Was Emily Dickinson lesbian?
Some scholars think so.
Below is a letter that Dickinson sent to her sister-in-law, Susan Gilbert.
It certainly sounds like a letter written by a lesbian.
But is this just an artifact of our being 21st century, post-Freudian readers?
Would the innuendos that, to us, seem to jump off the page, have jumped off the page to a 19th century reader?
If not, would we say that the lesbianism is present, but simply sublimated?
Although barely 150 years have passed, why is it that scholars cannot agree on the implications of this letter?
Is it politics? Homophobia? The shifting nature of language? And if we cannot agree on how this letter would have registered as a message to its first audience (Susan Gilbert), why are we so cocksure that we can readily interpret texts that are far older, such as the plays of Euripides or the Gospel of Mark?
Is a contemporary reading of an old piece of writing more a reading INTO something, rather than a reading OF something?

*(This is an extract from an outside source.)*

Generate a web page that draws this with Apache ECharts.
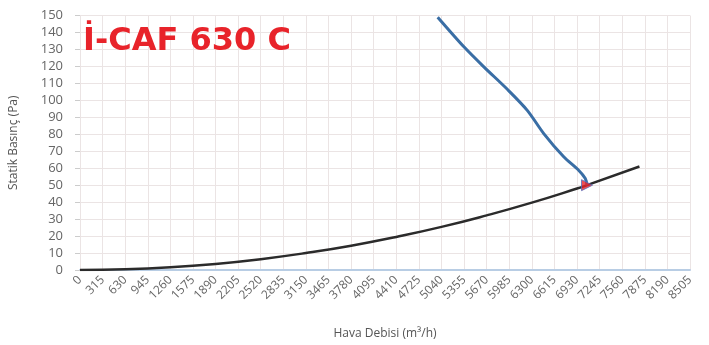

Or is this just too difficult a question to tackle? Should we just assume that our plain readings of old writings are what their authors would have intended us to have, and leave it at that?
By this reasoning, isn’t it obvious from the letter below that Emily Dickinson was a lesbian, or at least bisexual, and that Susan Gilbert would have read the letter as such?
But was she, really? Are you sure?
Here’s Dickinson’s letter, written June 11, 1852:
I have but one thought, Susie, this afternoon of June, and that of you, and I have one prayer, only; dear Susie, that is for you. That you and I in hand as we e’en do in heart, might ramble away as children, among the woods and fields, and forget these many years, and these sorrowing cares, and each become a child again — I would it were so, Susie, and when I look around me and find myself alone, I sigh for you again; little sigh, and vain sigh, which will not bring you home.
I need you more and more, and the great world grows wider, and dear ones fewer and fewer, every day that you stay away — I miss my biggest heart; my own goes wandering round, and calls for Susie — Friends are too dear to sunder, Oh they are far too few, and how soon they will go away where you and I cannot find them, don’t let us forget these things, for their remembrance now will save us many an anguish when it is too late to love them! Susie, forgive me Darling, for every word I say — my heart is full of you, none other than you is in my thoughts, yet when I seek to say to you something not for the world, words fail me. If you were here — and Oh that you were, my Susie, we need not talk at all, our eyes would whisper for us, and your hand fast in mine, we would not ask for language — I try to bring you nearer, I chase the weeks away till they are quite departed, and fancy you have come, and I am on my way through the green lane to meet you, and my heart goes scampering so, that I have much ado to bring it back again, and learn it to be patient, till that dear Susie comes. Three weeks — they can’t last always, for surely they must go with their little brothers and sisters to their long home in the west!
I shall grow more and more impatient until that dear day comes, for till now, I have only mourned for you; now I begin to hope for you.
Dear Susie, I have tried hard to think what you would love, of something I might send you — I at last say my little Violets, they begged me to let them go, so here they are — and with them as Instructor, a bit of knightly grass, who also begged the favor to accompany them — they are but small, Susie, and I fear not fragrant now, but they will speak to you of warm hearts at home, and of something faithful which “never slumbers nor sleeps” — Keep them ‘neath your pillow, Susie, they will make you dream of blue-skies, and home, and the “blessed contrie”! You and I will have an hour with “Edward” and “Ellen Middleton”, sometime when you get home — we must find out if some things contained therein are true, and if they are, what you and me are coming to!
Now, farewell, Susie, and Vinnie sends her love, and mother her’s, and I add a kiss, shyly, lest there is somebody there! Don’t let them see, will you Susie?